The restyle didn’t stop on the outside of the 2010 Tucson, and the new interior features a nice mix of contrasting material in the dash and instrument surround. The tachometer and speedometer are analog units, set back in sculpted tunnels (similar to the Genesis Coupe). The LCD display for fuel level and temperature is more visually appealing than the traditional gauges, and the entertainment / nav system is intuitive and well laid out. An information display gives the driver dual trip odometers, average fuel mileage, range to empty and average speed estimates. The leather seats are firm but comfortable, and my only minor gripe is a lack of side bolstering. Granted, a small crossover isn’t meant to be tossed into corners, but I still prefer more lateral support for the occasional evasive maneuver. The tilt and telescopic steering wheel (in Limited models) allows for a very comfortable driving position, and the steering wheel mounted controls for audio, phone and cruise control are a nice touch. Hyundai certainly earns an “A” for interior comfort and design, and a little side bolstering in the front seats would get them an “A+” from me.
The rear bench seat is also comfortable, and offers a surprising amount of both legroom and head room. It’s not equivalent to a stretch limousine, or even a larger crossover, but six foot tall passengers won’t feel like they’ve lost a bet when they climb in the back. The panoramic sunroof allows rear seat passengers to get a view of the sky, but only the front sunroof opens. If you want to go al fresco, you need to fight for the driver or co-pilot’s seat.

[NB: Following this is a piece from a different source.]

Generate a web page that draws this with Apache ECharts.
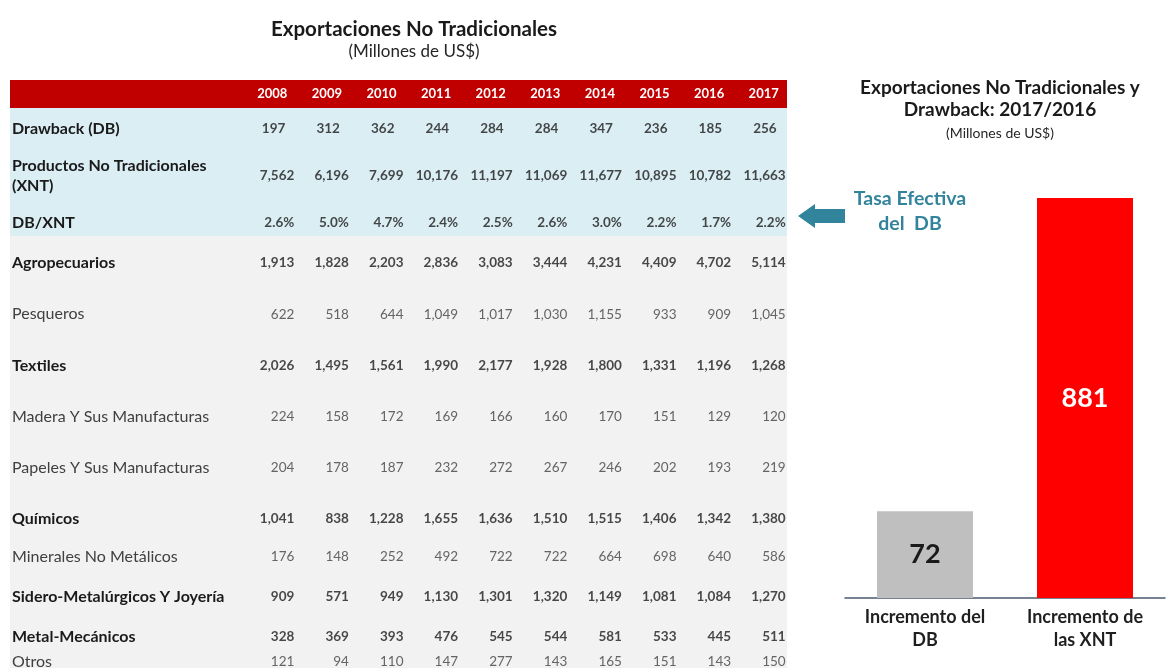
<!DOCTYPE html>
<html>
<head>
<meta charset="utf-8">
<title>Exportaciones No Tradicionales</title>
<script src="https://cdn.jsdelivr.net/npm/echarts/dist/echarts.min.js"></script>
<style>
  html, body { margin: 0; padding: 0; background: #fff; }
  #chart { width: 1174px; height: 668px; }
</style>
</head>
<body>
<div id="chart"></div>
<script>
// 数据
const years = ['2008', '2009', '2010', '2011', '2012', '2013', '2014', '2015', '2016', '2017'];
const rowNames = [
  'Drawback (DB)', 'Productos No Tradicionales\n(XNT)', 'DB/XNT',
  'Agropecuarios', 'Pesqueros', 'Textiles', 'Madera Y Sus Manufacturas', 'Papeles Y Sus Manufacturas', 'Químicos',
  'Minerales No Metálicos', 'Sidero-Metalúrgicos Y Joyería', 'Metal-Mecánicos', 'Otros'
];
const drawback = [197, 312, 362, 244, 284, 284, 347, 236, 185, 256];
const xnt = [7562, 6196, 7699, 10176, 11197, 11069, 11677, 10895, 10782, 11663];
const dbXnt = [2.6, 5.0, 4.7, 2.4, 2.5, 2.6, 3.0, 2.2, 1.7, 2.2];
const agropecuarios = [1913, 1828, 2203, 2836, 3083, 3444, 4231, 4409, 4702, 5114];
const pesqueros = [622, 518, 644, 1049, 1017, 1030, 1155, 933, 909, 1045];
const textiles = [2026, 1495, 1561, 1990, 2177, 1928, 1800, 1331, 1196, 1268];
const madera = [224, 158, 172, 169, 166, 160, 170, 151, 129, 120];
const papeles = [204, 178, 187, 232, 272, 267, 246, 202, 193, 219];
const quimicos = [1041, 838, 1228, 1655, 1636, 1510, 1515, 1406, 1342, 1380];
const minerales = [176, 148, 252, 492, 722, 722, 664, 698, 640, 586];
const sidero = [909, 571, 949, 1130, 1301, 1320, 1149, 1081, 1084, 1270];
const metalMecanicos = [328, 369, 393, 476, 545, 544, 581, 533, 445, 511];
const otros = [121, 94, 110, 147, 277, 143, 165, 151, 143, 150];
const rowValues = [drawback, xnt, dbXnt, agropecuarios, pesqueros, textiles, madera, papeles,
  quimicos, minerales, sidero, metalMecanicos, otros];

const barCategories = ['Incremento del\nDB', 'Incremento de\nlas XNT'];
const barValues = [72, 881];

// 样式
const FONT = 'Lato, "Open Sans", sans-serif';
const normalRows = ['Pesqueros', 'Madera Y Sus Manufacturas', 'Papeles Y Sus Manufacturas', 'Minerales No Metálicos', 'Otros'];
const barColors = ['#bfbfbf', '#ff0000'];
const barLabelColors = ['#1a1a1a', '#ffffff'];
const teal = '#31849b';

// 表格的行分组（每组一个 grid）
const rowGroups = [
  { from: 0, to: 3, top: 105.5, height: 141 },
  { from: 3, to: 9, top: 237.4, height: 307.2 },
  { from: 9, to: 12, top: 537, height: 120 },
  { from: 12, to: 13, top: 649.5, height: 25 }
];
const tableLeft = 245;
const tableRight = 383;

function fmt(rowIdx, v) {
  if (rowIdx === 2) return v.toFixed(1) + '%';
  return v.toLocaleString('en-US');
}

(function () {
  const myChart = echarts.init(document.getElementById('chart'));
  const grid = [], xAxis = [], yAxis = [], series = [];

  rowGroups.forEach((g, gi) => {
    grid.push({
      left: tableLeft, right: tableRight, top: g.top, height: g.height,
      containLabel: false, outerBoundsMode: 'none'
    });
    xAxis.push({
      gridIndex: gi,
      type: 'category',
      data: years,
      position: 'top',
      axisLine: { show: false },
      axisTick: { show: false },
      axisLabel: {
        show: gi === 0,
        interval: 0,
        margin: 5,
        color: '#fff',
        fontWeight: 'bold',
        fontSize: 13,
        fontFamily: FONT
      }
    });
    const names = rowNames.slice(g.from, g.to);
    yAxis.push({
      gridIndex: gi,
      type: 'category',
      inverse: true,
      data: names.map(n => {
        const normal = normalRows.includes(n);
        return {
          value: n,
          textStyle: {
            align: 'left',
            fontWeight: normal ? 'normal' : 'bold',
            color: normal ? '#404040' : '#1a1a1a'
          }
        };
      }),
      axisLine: { show: false },
      axisTick: { show: false },
      axisLabel: {
        interval: 0,
        align: 'left',
        margin: tableLeft - 12,
        fontSize: 16,
        lineHeight: 20,
        fontFamily: FONT
      }
    });
    const data = [];
    names.forEach((n, ri) => {
      const rowIdx = g.from + ri;
      const normal = normalRows.includes(n);
      rowValues[rowIdx].forEach((v, yi) => {
        data.push({
          value: [yi, ri, v],
          label: {
            fontWeight: normal ? 'normal' : 'bold',
            color: normal ? '#404040' : '#1a1a1a',
            offset: [rowIdx === 0 ? 13 : 22, 0],
            formatter: fmt(rowIdx, v)
          }
        });
      });
    });
    series.push({
      type: 'scatter',
      xAxisIndex: gi,
      yAxisIndex: gi,
      symbol: 'rect',
      symbolSize: 1,
      itemStyle: { color: 'transparent' },
      silent: true,
      label: {
        show: true,
        position: 'inside',
        align: 'right',
        verticalAlign: 'middle',
        fontSize: 13.5,
        fontFamily: FONT
      },
      data: data
    });
  });

  // 右侧柱状图
  const bi = rowGroups.length;
  grid.push({ left: 845, right: 9, top: 198, bottom: 70, containLabel: false, outerBoundsMode: 'none' });
  xAxis.push({
    gridIndex: bi,
    type: 'category',
    data: barCategories,
    axisLine: { lineStyle: { color: '#4a5a70', width: 1.5 } },
    axisTick: { show: false },
    axisLabel: {
      interval: 0,
      margin: 8,
      color: '#1f1f1f',
      fontWeight: 'bold',
      fontSize: 18,
      lineHeight: 23,
      fontFamily: FONT
    }
  });
  yAxis.push({ gridIndex: bi, type: 'log', min: 36, max: 881, show: false, splitLine: { show: false } });
  series.push({
    type: 'bar',
    xAxisIndex: bi,
    yAxisIndex: bi,
    barWidth: 96,
    clip: true,
    label: {
      show: true,
      position: 'inside',
      fontSize: 27,
      fontWeight: 'bold',
      fontFamily: FONT
    },
    data: barValues.map((v, i) => ({
      value: v,
      itemStyle: { color: barColors[i] },
      label: { color: barLabelColors[i] }
    }))
  });

  const option = {
    animation: false,
    textStyle: { fontFamily: FONT },
    grid, xAxis, yAxis, series,
    graphic: [
      // 表格底色
      { type: 'rect', z: -10, shape: { x: 10, y: 80, width: 777, height: 28 }, style: { fill: '#c00000' } },
      { type: 'rect', z: -10, shape: { x: 10, y: 108, width: 777, height: 128 }, style: { fill: '#dbeef4' } },
      { type: 'rect', z: -10, shape: { x: 10, y: 236, width: 777, height: 432 }, style: { fill: '#f2f2f2' } },
      // 标题
      { type: 'text', x: 414, y: 29, style: { text: 'Exportaciones No Tradicionales', font: 'bold 20.5px ' + FONT, fill: '#1a1a1a', align: 'center', verticalAlign: 'middle' } },
      { type: 'text', x: 414, y: 52, style: { text: '(Millones de US$)', font: '17px ' + FONT, fill: '#262626', align: 'center', verticalAlign: 'middle' } },
      { type: 'text', x: 1000, y: 99, style: { text: 'Exportaciones No Tradicionales y\nDrawback: 2017/2016', font: 'bold 19px ' + FONT, lineHeight: 22, fill: '#1a1a1a', align: 'center', verticalAlign: 'middle' } },
      { type: 'text', x: 1000, y: 133, style: { text: '(Millones de US$)', font: '14px ' + FONT, fill: '#262626', align: 'center', verticalAlign: 'middle' } },
      // 注释箭头
      { type: 'polygon', shape: { points: [[798, 216], [815, 204], [815, 209], [845, 209], [845, 223], [815, 223], [815, 228]] }, style: { fill: teal } },
      { type: 'text', x: 910, y: 211, style: { text: 'Tasa Efectiva\ndel  DB', font: 'bold 19.5px ' + FONT, lineHeight: 25, fill: teal, align: 'center', verticalAlign: 'middle' } }
    ]
  };
  myChart.setOption(option);

  // 图表自适应缩放
  window.addEventListener('resize', () => {
    myChart.resize();
  });
})();
</script>
</body>
</html>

By giving rear seat passengers a bit more leg room, Hyundai sacrificed rear cargo space with the seat up. If you need to haul four passengers plus luggage, you’ll need to pack on the light side, and four passengers plus a medium size dog probably won’t work for trips longer than cross-town. If you delete the panoramic sunroof option and stick with the roof rails, you’ll have the ability to add a rooftop cargo carrier as your vacation road trip needs dictate.
Hyundai has come a long way since their 1986 launch of the Excel in the United States market. Their quality is now on par with manufacturers such as Honda and Toyota, and their vehicles show styling innovation previously absent from the entry-level market. They’ve won praise from organizations ranging from J.D. Power and Associates (where they outranked Toyota for quality in 2006) to the IIHS (six vehicles won the Top Safety Award in 2009) to the EPA (who named them the most fuel efficient automaker in the U.S. in 2009). It’s time to throw out any stereotypes you may have had about Hyundai; go drive one of their new models, and you’ll understand exactly what I’m talking about.